If Congress followed his plans word-for-word it would be a decent bill. Too bad he left out key components that would make it an actual "comprehensive" plan. Largely the "crack down on employers" component.
There is hope. If there is guest worker program then employer accountability would have to be a part of this.
There is nothing that Bush needs to "demand" from Congress and he has every law needed, now, to "crack down on employers" and every measure of that enforcement activity, which is his resonsibility and his alone, has been on a downward trend since he took office.
In a direct, defacto manner Bush has created the impulse towards amnesty by doing absoultely nothing for six years but fail to enforce the law, fail to defend the border and appease Vicente Fox. That is not a record on which one can find good intentions on the part of Bush on any immigration matter.
Unwillingness to absolutely enforce current law, together with unwillingness to recoup from that failure first will be seen, by millions overseas, as direct indication of lack of intent to enforce the law, reformed or otherwise, in the future.

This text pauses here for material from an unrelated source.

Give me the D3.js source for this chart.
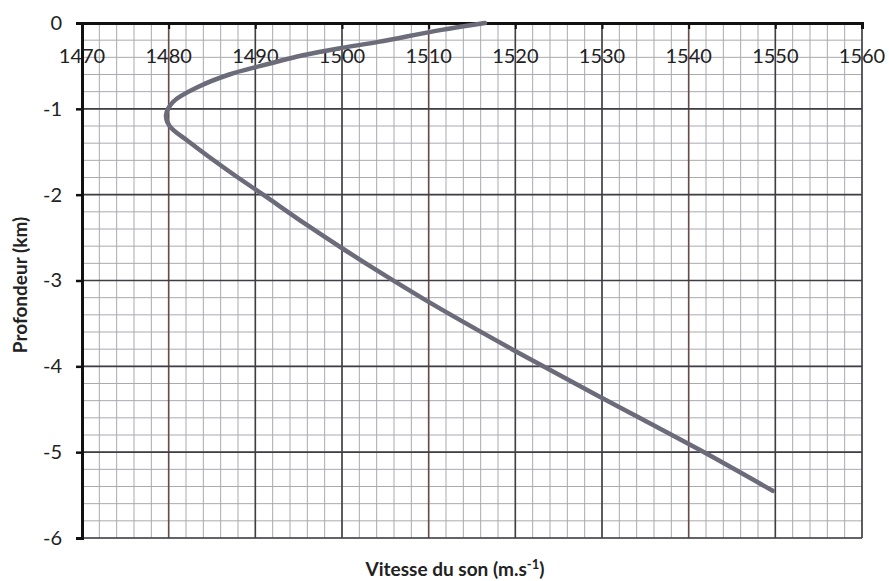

The course set in the House - first do one thing right, establish the means to enforce the current law and control the border - then, in a couple years, if that is starting to work, go back to how much "compassion" we owe those already here illegally.
That sets the priorities in the right order, without executing any one-time massive deportation and sends the signal to future potential illegal immigrants that we are closing that option. When we know they are getting that signal, we can then address questions like higher legal immigration quotas and for what catgeories - not before; because lack of enforcement trumps all laws and all "reforms".